Yasutaka Tanaka 08/10/1936 • 12/06/2018

A importância de Tanaka na vida de Nagamine foi fundamental, assim como a de outros que se foram e outros mestres que permanecem em atividade. “Mas neste momento cabe registro sobre Tanaka sensei. Aspectos técnicos sempre foram ferramentas para atingir pontos mais profundos da arte do karatê-dô. Condutas pertinentes ao desenvolvimento do ser humano mediante treino duro, simples e direto sempre foram presentes e marcantes no dia a dia com ele.”

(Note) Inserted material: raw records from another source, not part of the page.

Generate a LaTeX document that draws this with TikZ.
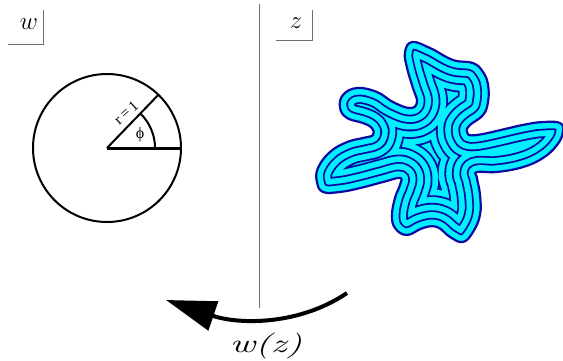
\documentclass[tikz,border=0pt]{standalone}
\usepackage{fontspec}
\newfontfamily\timesf{Liberation Serif}
\usetikzlibrary{arrows.meta,calc}
\definecolor{blobfill}{RGB}{0,240,255}
\definecolor{blobline}{RGB}{10,10,160}
\definecolor{rulegray}{RGB}{110,110,110}
\newcommand\blobpts{99.2/112.4, 90/105, 76.1/95.8, 64.5/99.7, 56.8/96.8, 49.5/89.4, 41.3/77.2, 35.6/65.2, 35/48.8, 29.6/42.5, 21/50.3, 16.8/97.1, 15.3/117.2, 13/133.4, 9/134.6, 3.6/127.3, -2.5/113.1, -8.6/94, -15.8/69.6, -22/50.7, -28/53.2, -40/65.3, -51.1/79.6, -61.4/89.9, -69.7/94.9, -76.6/86.3, -84.6/74.3, -95.3/75.3, -105.7/85.2, -115/82.8, -121.5/72.7, -127.9/57, -133.2/43.9, -140.2/39, -148.3/55.2, -153.4/78.3, -156.6/98.1, -160/113.9, -165.6/116.7, -172.4/113, -180.6/100, -187.5/83.7, -192.6/68.7, -197.5/59.8, -203.3/63.2, -204.1/73.4, -202.9/90.1, -206.6/100.6, -213.7/104.6, -221.7/97.7, -229/80.8, -234/63, -246/49.2, -255.7/52.6, -255.3/67.2, -254.9/88.1, -256.1/104}
\newcommand\buildblob{%
  \gdef\blobpath{}%
  \foreach \a/\r in \blobpts {%
    \xdef\blobpath{\blobpath (\a:\r)}%
  }%
}
\tikzset{
  rulebox/.style={draw=rulegray, line width=1pt},
  contour/.style={draw=blobline, line width=2.2pt, line join=round},
  bigvar/.style={font=\fontsize{30}{30}\selectfont, inner sep=0pt},
}
\begin{document}
\begin{tikzpicture}[x=1pt,y=-1pt]
\useasboundingbox[fill=white] (0,0) rectangle (563,360);
% divider
\coordinate (d1) at (259,4);
\coordinate (d2) at (259,308);
\draw[rulebox] (d1) -- (d2);
% label boxes
\node[bigvar] (lw) at (29,24) {$w$};
\coordinate (w1) at (43,10);
\coordinate (w2) at (43,44);
\coordinate (w3) at (8,44);
\draw[rulebox] (w1) -- (w2) -- (w3);
\node[bigvar] (lz) at (296,23) {$z$};
\coordinate (z1) at (312,10);
\coordinate (z2) at (312,40);
\coordinate (z3) at (276,40);
\draw[rulebox] (z1) -- (z2) -- (z3);
% unit circle
\begin{scope}[shift={(107,148)}, yscale=-1]
  \coordinate (o) at (0,0);
  \draw[line width=2pt] (o) circle[radius=74];
  \coordinate (rr) at (46:74);
  \coordinate (rx) at (0:74);
  \draw[line width=2pt] (o) -- (rr);
  \draw[line width=3pt] (o) -- (rx);
  \draw[line width=2pt] (48,0) arc[start angle=0, end angle=46, radius=48];
  \node[font=\timesf\fontsize{15}{15}\selectfont, rotate=42, inner sep=0pt] (rlab) at (19,35.5) {r\hspace{3pt}=\hspace{3pt}1};
  \node[font=\timesf\fontsize{16}{16}\selectfont, inner sep=0pt] (phi) at (33,13) {ϕ};
\end{scope}
% blob
\begin{scope}[shift={(430,153)}, yscale=-1]
  \buildblob
  \begin{scope}
    \clip plot[smooth cycle, tension=0.7] coordinates {\blobpath};
    \fill[blobfill] plot[smooth cycle, tension=0.7] coordinates {\blobpath};
    \foreach \d in {37.5, 30, 22.5, 15, 7.5} {
      \pgfmathsetmacro\lwa{2*\d+1.8}
      \pgfmathsetmacro\lwb{2*\d-1.8}
      \draw[blobline, line join=round, line width=\lwa pt] plot[smooth cycle, tension=0.7] coordinates {\blobpath};
      \draw[blobfill, line join=round, line width=\lwb pt] plot[smooth cycle, tension=0.7] coordinates {\blobpath};
    }
  \end{scope}
  \draw[contour] plot[smooth cycle, tension=0.7] coordinates {\blobpath};
\end{scope}
% mapping arrow
\coordinate (a1) at (347,293);
\coordinate (a2) at (166,300);
\draw[line width=4pt, -{Triangle[length=50pt,width=30pt]}] (a1) .. controls (300,325) and (240,325) .. (a2);
\node[font=\fontsize{26}{26}\selectfont\itshape, inner sep=0pt, xscale=1.5] (wz) at (266,346) {w(z)};
\end{tikzpicture}
\end{document}
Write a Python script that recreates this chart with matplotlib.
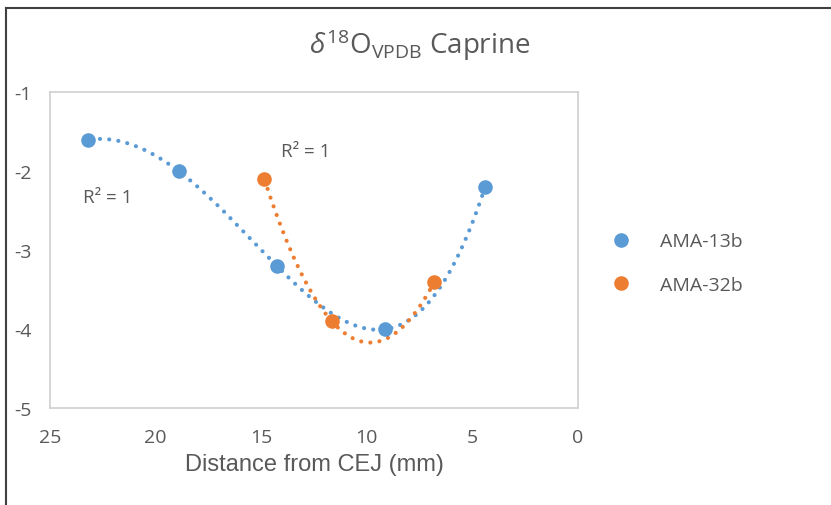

Nagamine considera redundante falar da importância dele para o karatê nacional e mundial. “Além de tudo, sua energia vital irradiava karatê. E lembra que aprendeu a sorver e aproveitar cada segundo junto de Tanaka (inclusive ao telefone), pois sabia o quanto ele tinha para ensinar, desde que a pessoas soubessem aprender.

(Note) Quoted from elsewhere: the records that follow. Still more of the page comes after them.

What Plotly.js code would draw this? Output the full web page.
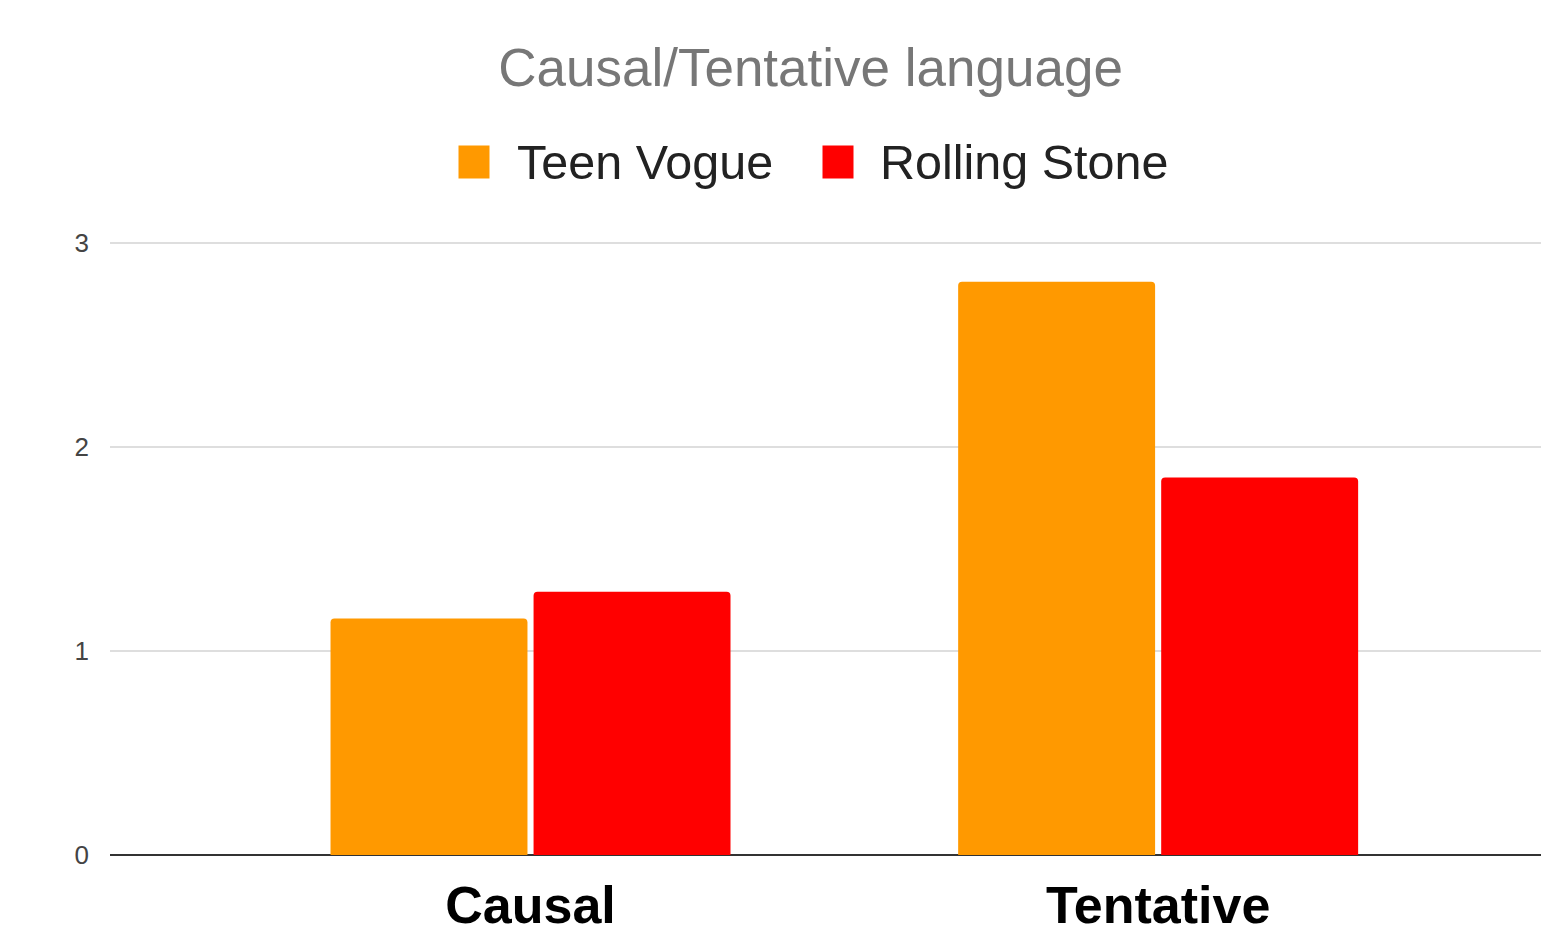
<!DOCTYPE html>
<html>
<head>
<meta charset="utf-8">
<script src="https://cdn.plot.ly/plotly-3.0.1.min.js"></script>
<style>html,body{margin:0;padding:0;background:#fff;}#chart{width:1541px;height:940px;}</style>
</head>
<body>
<div id="chart"></div>
<script>
const chartTitle = 'Causal/Tentative language';
const categories = ['Causal', 'Tentative'];
const seriesNames = ['Teen Vogue', 'Rolling Stone'];
const teenVogue = [1.16, 2.81];
const rollingStone = [1.29, 1.85];
const yTicks = [0, 1, 2, 3];
const colors = ['#ff9900', '#ff0000'];

const FONT = 'Liberation Sans, Arial, Helvetica, sans-serif';

const traces = [teenVogue, rollingStone].map((vals, i) => ({
  type: 'bar',
  name: seriesNames[i],
  x: categories,
  y: vals,
  marker: { color: colors[i], cornerradius: 4, line: { width: 0 } },
  hoverinfo: 'x+y+name'
}));

// custom legend (large square swatches)
const legendX = [[458, 515], [822, 878]]; // pixel positions: swatch left, text left
const plotL = 110, plotW = 1431, plotT = 241, plotH = 614;
const legY = (plotT + plotH - 162) / plotH;
const annotations = [];
seriesNames.forEach((n, i) => {
  annotations.push({
    xref: 'paper', yref: 'paper',
    x: (legendX[i][0] - plotL) / plotW, y: legY,
    xanchor: 'left', yanchor: 'middle',
    text: '\u00a0', showarrow: false,
    width: 30, height: 32, bgcolor: colors[i], borderpad: 0,
    font: { size: 10 }
  });
  annotations.push({
    xref: 'paper', yref: 'paper',
    x: (legendX[i][1] - plotL) / plotW, y: legY,
    xanchor: 'left', yanchor: 'middle',
    text: n, showarrow: false,
    font: { family: FONT, size: 48.5, color: '#222222' }
  });
});

const layout = {
  width: 1541, height: 940,
  paper_bgcolor: '#ffffff', plot_bgcolor: '#ffffff',
  margin: { l: 110, r: 0, t: 241, b: 85 },
  showlegend: false,
  title: {
    text: chartTitle,
    font: { family: FONT, size: 53, color: '#777777' },
    x: 0.526, xref: 'container', xanchor: 'center',
    y: 1 - 67 / 940, yref: 'container', yanchor: 'middle'
  },
  barmode: 'group',
  bargap: 0.353,
  bargroupgap: 0.03,
  xaxis: {
    type: 'category',
    range: [-0.67, 1.61],
    showgrid: false, zeroline: false, showline: false, ticks: '',
    tickfont: { family: FONT, size: 52, color: '#000000', weight: 'bold' },
    ticklabelstandoff: 15,
    fixedrange: true
  },
  yaxis: {
    range: [0, 3.01],
    tickvals: yTicks,
    ticktext: yTicks.map(String),
    showgrid: true, gridcolor: '#dedede', gridwidth: 2,
    zeroline: true, zerolinecolor: '#333333', zerolinewidth: 2,
    showline: false, ticks: '',
    tickfont: { family: FONT, size: 26, color: '#444444' },
    ticklabelstandoff: 20,
    fixedrange: true
  },
  annotations: annotations
};

Plotly.newPlot('chart', traces, layout, { displayModeBar: false, staticPlot: true });
</script>
</body>
</html>
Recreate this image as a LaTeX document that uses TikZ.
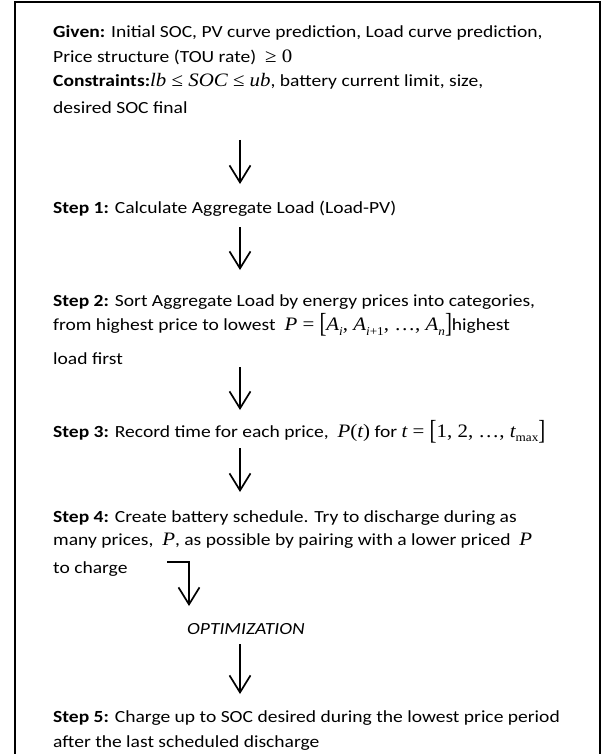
\documentclass[tikz,border=0pt]{standalone}
\usepackage{fontspec}
\usepackage{graphicx}
\setmainfont{Carlito}[FakeStretch=1.15]
\newfontfamily\tms{Liberation Serif}[FakeStretch=1.1]
\usetikzlibrary{arrows.meta, positioning}

% math pieces are set in a Times-like face, a bit larger than the text
\newcommand{\mth}[1]{{\tms\fontsize{19}{19}\selectfont #1}}
\newcommand{\mi}[1]{{\itshape #1}}
\newcommand{\sub}[1]{\raisebox{-0.25em}{\fontsize{12}{12}\selectfont #1}}
\newcommand{\brk}[1]{\raisebox{-0.12em}{\scalebox{1}[1.45]{#1}}}

\tikzset{
  txt/.style={anchor=base west, align=left, inner sep=0pt,
    font=\fontsize{17}{24.5}\selectfont},
  flow/.style={line width=1.7pt, -{Straight Barb[length=17pt,width=21pt]}},
  frame/.style={line width=2pt}
}

\begin{document}
\begin{tikzpicture}[x=1pt,y=-1pt]
\useasboundingbox (0,0) rectangle (605,754);
\draw[frame] (15,754) -- (15,2) -- (600,2) -- (600,754);

% each block sits on the baseline of its last line
\node[txt] (given) at (53,114) {\textbf{Given:} Initial SOC, PV curve prediction, Load curve prediction,\\
Price structure (TOU rate)\ \ \mth{≥ 0}\\
\textbf{Constraints:}\mth{\mi{lb} ≤ \mi{SOC} ≤ \mi{ub}}, battery current limit, size,\\[2.5pt]
desired SOC final};

\node[txt] (step1) at (53,213) {\textbf{Step 1:} Calculate Aggregate Load (Load-PV)};

\node[txt] (step2) at (53,364) {\textbf{Step 2:} Sort Aggregate Load by energy prices into categories,\\
from highest price to lowest\ \ \mth{\mi{P} = \brk{[}\mi{A}\sub{\mi{i}}, \mi{A}\sub{\mi{i}+1}, …, \mi{A}\sub{\mi{n}}\brk{]}}highest\\[9pt]
load first};

\node[txt] (step3) at (53,437) {\textbf{Step 3:} Record time for each price,\ \ \mth{\mi{P}(\mi{t})} for \mth{\mi{t} = \brk{[}1, 2, …, \mi{t}\sub{max}\brk{]}}};

\node[txt] (step4) at (53,573) {\textbf{Step 4:} Create battery schedule. Try to discharge during as\\[-1pt]
many prices,\ \ \mth{\mi{P}}, as possible by pairing with a lower priced\ \ \mth{\mi{P}}\\[3pt]
to charge};

\node[txt, font=\fontsize{17}{24.5}\selectfont\itshape] (optim) at (187,634) {OPTIMIZATION};

\node[txt] (step5) at (53,747) {\textbf{Step 5:} Charge up to SOC desired during the lowest price period\\
after the last scheduled discharge};

% arrows between the steps
\coordinate (a1) at (240,140); \coordinate (b1) at (240,184);
\coordinate (a2) at (240,227); \coordinate (b2) at (240,270);
\coordinate (a3) at (240,367); \coordinate (b3) at (240,410);
\coordinate (a4) at (240,448); \coordinate (b4) at (240,492);
\coordinate (a5) at (240,644); \coordinate (b5) at (240,694);
\foreach \i in {1,...,5}
  \draw[flow] (a\i) -- (b\i);

% bent arrow down to the optimization
\coordinate (c1) at (167,562); \coordinate (c2) at (189,606);
\draw[flow] (c1) -| (c2);
\end{tikzpicture}
\end{document}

“Tenho certeza de que suas palavras e modo de vida continuarão a direcionar minhas reflexões acerca do que queremos para esta magnifica arte das mãos vazias, principalmente pelo desvendar como ele foi. Pleno em toda sua existência entre nós, deixa um espaço imenso a ser preenchido pela confirmação dos seus ensinamentos através de nossas ações. O comprometimento é individual e não cabe a ninguém cobrar essa atitude. Sua energia estará impregnando o caminho (dô). Espero fazer jus à disponibilidade e desprendimento que Tanaka Yasutaka Sensei teve desde sempre para todos nós, transcendendo desta forma os limites da simples prática”, concluiu Nagamine.

O corpo do shihan Yasutaka Tanaka está sendo velado na capela C do crematório São Francisco de Paula no bairro do Catumbi, na capital Fluminense.